New Report: Average SIEM Deployment Is Over 6 Months
Brought to you by Panther Labs
One critical approach to prevent and mitigate cyber-attacks is identifying and responding to security events in real-time. Security Information and Event Management Software (SIEM) allows security teams to keep on top of security alerts as they happen.
In this article, we will look at the benefits of getting your SIEM up and running quickly.
The State of SIEM 2021 report from Panther Labs provides valuable insights from security professionals on the front lines of risk mitigation and attack remediation. This seminal report indicates that security teams can spend up to a year getting their SIEM solution to provide the information they need to protect their organization.
Why is SIEM time-to-deploy vital?
Your SIEM provides the capability to stay on top of what's happening with your systems, infrastructure, and sensitive data. More precisely, to construct detections and receive alerts generated from monitoring your security data in real-time.
For the same reason that your business needs to invest in a SIEM, your SIEM must be deployed and configured as quickly as possible. Without visibility into your security-relevant data, you are flying blind. With every day, week, month, or heaven forbid, quarter that passes without the ability to receive high-fidelity alerts over all your data, your risk of becoming the next cyber breach headline increases dramatically.
What risks are introduced or exacerbated by a slow SIEM deployment?
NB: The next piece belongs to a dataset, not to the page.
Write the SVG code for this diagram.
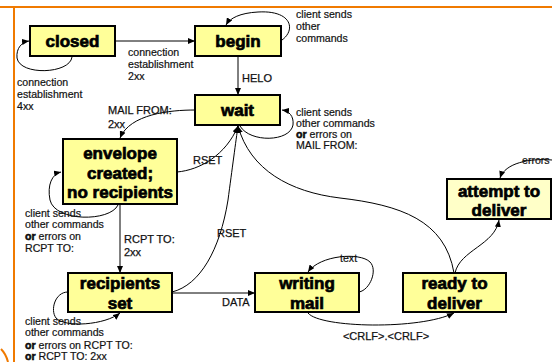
<svg xmlns="http://www.w3.org/2000/svg" width="552" height="362" viewBox="0 0 552 362">
<defs>
<marker id="ah" markerWidth="7" markerHeight="6" refX="7" refY="3" orient="auto" markerUnits="userSpaceOnUse">
<path d="M0,0 L7,3 L0,6 z" fill="#000"/>
</marker>
<style>
.node rect{fill:#FFFF99;stroke:#000;stroke-width:2}
.node rect.pale{fill:#FFFFC8}
.nt{font-family:"Liberation Sans",Arial,sans-serif;font-weight:bold;font-size:17px;fill:#000;stroke:#000;stroke-width:0.7;text-anchor:middle}
.lb{font-family:"Liberation Sans",Arial,sans-serif;font-size:10.6px;fill:#111;stroke:#111;stroke-width:0.2}
.tl{font-family:"Liberation Sans",Arial,sans-serif;font-size:11px;fill:#111;stroke:#111;stroke-width:0.25}
.or{font-weight:bold;stroke:#000;stroke-width:0.5}
.edge{fill:none;stroke:#000;stroke-width:1}
.arr{marker-end:url(#ah)}
.frame{stroke:#F07A00;stroke-width:2;fill:none}
</style>
</defs>
<rect width="552" height="362" fill="#fff"/>
<g id="frame">
<line class="frame" x1="0" y1="7" x2="552" y2="7"/>
<line class="frame" x1="14" y1="7" x2="14" y2="362"/>
<path class="frame" d="M1,349 Q6,354 8,362"/>
</g>
<g id="connectors">
<path class="edge arr" d="M72,57 C70,74 20,76 17,58 C16,48 22,42 29,41"/>
<path class="edge arr" d="M115,41 L195,41"/>
<path class="edge arr" d="M282,40 C296,30 292,10 258,12 C240,13 230,18 226,25"/>
<path class="edge arr" d="M238,56 L238,95"/>
<path class="edge arr" d="M240,126 C250,143 290,142 293,125 C294,116 289,111 282,110"/>
<path class="edge arr" d="M195,110 C170,110 130,114 120,138"/>
<path class="edge arr" d="M177,172 C200,170 226,155 238,126"/>
<path class="edge arr" d="M118,205 C110,222 55,222 50,200 C47,185 52,174 61,172"/>
<path class="edge arr" d="M120,204 L120,273"/>
<path class="edge arr" d="M68,292 C55,292 50,310 56,318 C65,328 105,325 120,313"/>
<path class="edge arr" d="M172,292 C200,285 220,250 228,200 C232,170 236,140 238,126"/>
<path class="edge arr" d="M172,293 L255,293"/>
<path class="edge arr" d="M359,292 C370,290 378,270 370,262 C360,252 320,255 308,272"/>
<path class="edge arr" d="M308,313 C320,328 420,330 454,313"/>
<path class="edge arr" d="M454,273 C445,220 400,205 340,198 C290,192 250,170 238,126"/>
<path class="edge arr" d="M455,273 C460,250 495,245 499,220"/>
<path class="edge arr" d="M552,160 C530,158 505,163 500,178"/>
</g>
<g id="labels">
<text class="lb" x="17" y="86">connection</text>
<text class="lb" x="17" y="98">establishment</text>
<text class="lb" x="17" y="110">4xx</text>
<text class="lb" x="128" y="56">connection</text>
<text class="lb" x="128" y="68">establishment</text>
<text class="lb" x="128" y="80">2xx</text>
<text class="lb" x="296" y="17.5">client sends</text>
<text class="lb" x="296" y="29.5">other</text>
<text class="lb" x="296" y="41.5">commands</text>
<text class="tl" x="242" y="82">HELO</text>
<text class="lb" x="296" y="116">client sends</text>
<text class="lb" x="296" y="127">other commands</text>
<text class="lb" x="296" y="138"><tspan class="or">or</tspan> errors on</text>
<text class="lb" x="296" y="149">MAIL FROM:</text>
<text class="tl" x="108" y="114">MAIL FROM:</text>
<text class="tl" x="108" y="128">2xx</text>
<text class="tl" x="193" y="164">RSET</text>
<text class="lb" x="25" y="216.5">client sends</text>
<text class="lb" x="25" y="228">other commands</text>
<text class="lb" x="25" y="240"><tspan class="or">or</tspan> errors on</text>
<text class="lb" x="25" y="252">RCPT TO:</text>
<text class="tl" x="124" y="243">RCPT TO:</text>
<text class="tl" x="124" y="256">2xx</text>
<text class="tl" x="217" y="237">RSET</text>
<text class="tl" x="222" y="306">DATA</text>
<text class="lb" x="25" y="325">client sends</text>
<text class="lb" x="25" y="336">other commands</text>
<text class="lb" x="25" y="348.5"><tspan class="or">or</tspan> errors on RCPT TO:</text>
<text class="lb" x="25" y="360"><tspan class="or">or</tspan> RCPT TO: 2xx</text>
<text class="lb" x="340" y="262">text</text>
<text class="tl" x="386" y="340" text-anchor="middle">&lt;CRLF&gt;.&lt;CRLF&gt;</text>
<text class="lb" x="522" y="164">errors</text>
</g>
<g id="closed" class="node"><rect x="30" y="26" width="85" height="30"/><text class="nt" x="72.5" y="47">closed</text></g>
<g id="begin" class="node"><rect x="195" y="26" width="86" height="30"/><text class="nt" x="238" y="47">begin</text></g>
<g id="wait" class="node"><rect x="195" y="95" width="85" height="30"/><text class="nt" x="237.5" y="116">wait</text></g>
<g id="envelope" class="node"><rect x="63" y="139" width="114" height="65"/><text class="nt" x="120" y="159">envelope</text><text class="nt" x="120" y="179">created;</text><text class="nt" x="120" y="198">no recipients</text></g>
<g id="recipients" class="node"><rect x="68" y="273" width="104" height="39"/><text class="nt" x="120" y="289">recipients</text><text class="nt" x="120" y="309">set</text></g>
<g id="writing" class="node"><rect x="255" y="273" width="104" height="39"/><text class="nt" x="307" y="289">writing</text><text class="nt" x="307" y="309">mail</text></g>
<g id="ready" class="node"><rect x="403" y="273" width="103" height="39"/><text class="nt" x="454.5" y="289">ready to</text><text class="nt" x="454.5" y="309">deliver</text></g>
<g id="attempt" class="node"><rect class="pale" x="447" y="179" width="104" height="40"/><text class="nt" x="499" y="197">attempt to</text><text class="nt" x="499" y="216">deliver</text></g>
</svg>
Of course, there is a long list of bad things that can happen if you do not have a SIEM in place. The respondents to the Panther survey had taken the initial step of purchasing a SIEM platform but were then frustrated by how long it took to get the system configured correctly. On average, it took over six months to begin receiving the high-value alerts they needed.
Having a SIEM in place but then spending weeks or months getting it dialed-in to execute on critical detections can introduce the cybersecurity unpardonable sin of complacency. The security team knows they are monitoring security data for important events and signals, but do they understand how little of your data is being processed or how limited the detections are? Are they relying on the system to give them information it cannot provide yet, mistakenly believing they see the entire risk picture?
What is needed for a fast SIEM deployment?
With an average deployment time of over six months and nearly 18 percent of deployments taking a year or longer, what's the solution? Are long deployment times inherent in the solution and something that security professionals must tolerate?
As the Panther report points out, delays in full deployment are sometimes attributable to forces outside the security organization's control. Even still, some things can mitigate this pervasive problem. They include choosing a SIEM platform that provides investigation workflows and built-in detections that can significantly decrease your SIEM deployment time-to-value.
Conclusion
Having a SIEM platform is essential for addressing today's flood of cyber threats. Security teams must have visibility into security-relevant data generated across the enterprise in real-time. They must be equipped with both built-in detections that can facilitate a fast deployment and also the ability to customize detections to fit the organization's unique needs easily. It's not asking too much to have a quickly deployable SIEM platform that scales to meet security needs well into the future.